Entre classicisme et expérimentation, le thriller “Eat the Night” saisit à la gorge et aux tripes
Le compte à rebours est lancé. À son terme, l’effacement total. Pas la fin du monde mais presque : le jeu vidéo Darknoon vit ses derniers jours avant le débranchement des serveurs. Pour Pablo et sa sœur Apo, ce sont plusieurs centaines d’heures confiées à un territoire qui sont anéanties. Une fenêtre sur un autre monde bientôt refermée à jamais.
Lorsqu’il découvre le gameplay de cet open world, Night, le nouveau compagnon de Pablo, s’étonne que celui-ci ne contienne ni règles ni buts. Car dans le monde extérieur, elles sont claires : c’est un couloir qui mène ses héros·oïnes à la tragédie. Pris sous l’aile de son amoureux, Night deale sur la zone d’un autre revendeur. Une guerre de territoire à l’issue inexorable débute alors.
La question du refuge
Le romantisme noir gorgé de spleen des enfants maudit·es d’un premier film injustement mal aimé (Jessica Forever, 2019) est ici canalisé au profit d’un polar aussi rugueux que minimaliste, dont la stylisation, entre classicisme épuré et expérimentation formelle, éblouit. Cette hybridation inattendue du polar urbain et du lyrisme auquel nous ont habitué·es les deux cinéastes permet d’opérer un saisissant contraste. Il fait surgir avec grâce les envolées poétiques dont le duo est coutumier.
Eat the Night est un thriller d’une maîtrise magistrale qui saisit à la gorge et aux tripes, mais c’est aussi une grande fiction sur les traumatismes de notre époque : la grisaille de la classe moyenne pavillonnaire, les vertiges de la Gen Z hantée par l’effondrement de la planète, la difficulté d’être au monde et de décoller de l’affreuse pesanteur du réel en cherchant des paradis tout sauf artificiels.
Encadré par cette violence, le film déshabille les structures indéboulonnables d’un capitalisme qui dévore en imposant ses règles de compétitivité pour survivre. La question du refuge, motif central du cinéma de Poggi et Vinel ici figuré par une maison dans les bois tout droit sortie d’un conte, devient alors vitale. Chacun·e à sa manière, Apo, Pablo et Night bâtissent une grande muraille pour se mettre à l’abri des multiples attaques du réel.
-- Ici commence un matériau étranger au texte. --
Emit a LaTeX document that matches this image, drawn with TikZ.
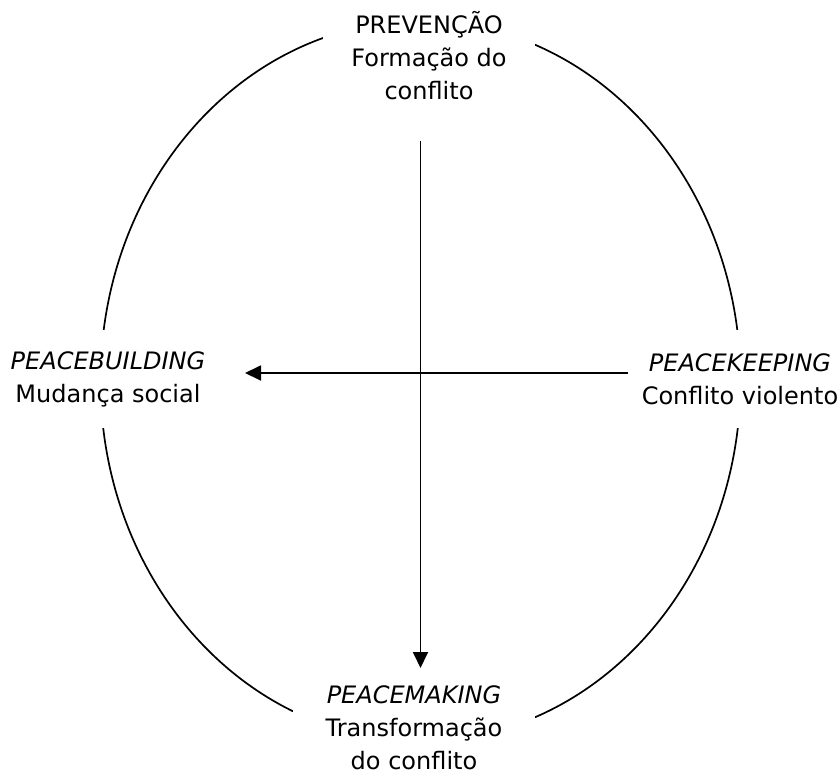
\documentclass[tikz,border=0pt]{standalone}
\usepackage{fontspec}
\setmainfont{DejaVu Sans}
\usetikzlibrary{arrows.meta}
\tikzset{
  stage/.style={align=center, fill=white, inner sep=0pt, font=\fontsize{24}{33}\selectfont},
  flow/.style={line width=1.8pt, -{Triangle[length=16pt,width=15pt]}}
}
\begin{document}
\begin{tikzpicture}[x=1pt,y=-1pt]
\useasboundingbox (0,0) rectangle (839,774);
\draw[line width=1.7pt] (420.5,381) ellipse [x radius=320pt, y radius=360pt];
\node[stage, minimum width=212pt] at (429,56) (prev) {PREVENÇÃO\\Formação do\\conflito};
\node[stage, minimum height=98pt] at (108,379) (build) {\textit{PEACEBUILDING}\\Mudança social};
\node[stage, minimum height=98pt] at (740,379) (keep) {\textit{PEACEKEEPING}\\Conflito violento};
\node[stage, minimum width=242pt] at (414,728) (make) {\textit{PEACEMAKING}\\Transformação\\do conflito};
\coordinate (vtop) at (420.5,141);
\coordinate (vend) at (420.5,668);
\coordinate (hstart) at (628,373);
\coordinate (hend) at (245,373);
\draw[flow] (vtop)--(vend);
\draw[flow] (hstart)--(hend);
\end{tikzpicture}
\end{document}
La conduite du récit est à la fois filandreuse et limpide, d’une douceur inestimable lorsque celui-ci fixe l’amour lancé à toute vitesse des deux amants ou la relation d’un frère et d’une sœur, puis soudain transpercé par une violence d’une grande sécheresse. Marqué par la brutalité de ce début de siècle, le film recrache toute une imagerie de la violence mise en scène par le terrorisme “moderne” (un montage effréné de décapitation dans le jeu évoquant les vidéos macabres de Daech, une pluie de silhouettes qui rappellent celles qui se défenestraient du World Trade Center, une voiture bélier fauchant un corps).
Le jeu vidéo n’est ainsi plus seulement une terre d’accueil, un asile qui enlace et embaume, mais une continuité directe du réel. Les deux mondes se répondent et dialoguent, chacun contaminé par leurs flux d’images respectifs. Mais alors, de quel monde Eat the Night nous raconte-t-il le compte à rebours ?
Eat the Night de Caroline Poggi et Jonathan Vinel, avec Théo Cholbi, Lila Gueneau, Erwan Kepoa Falé (Fr., 2024, 1 h 45). En salle le 17 juillet.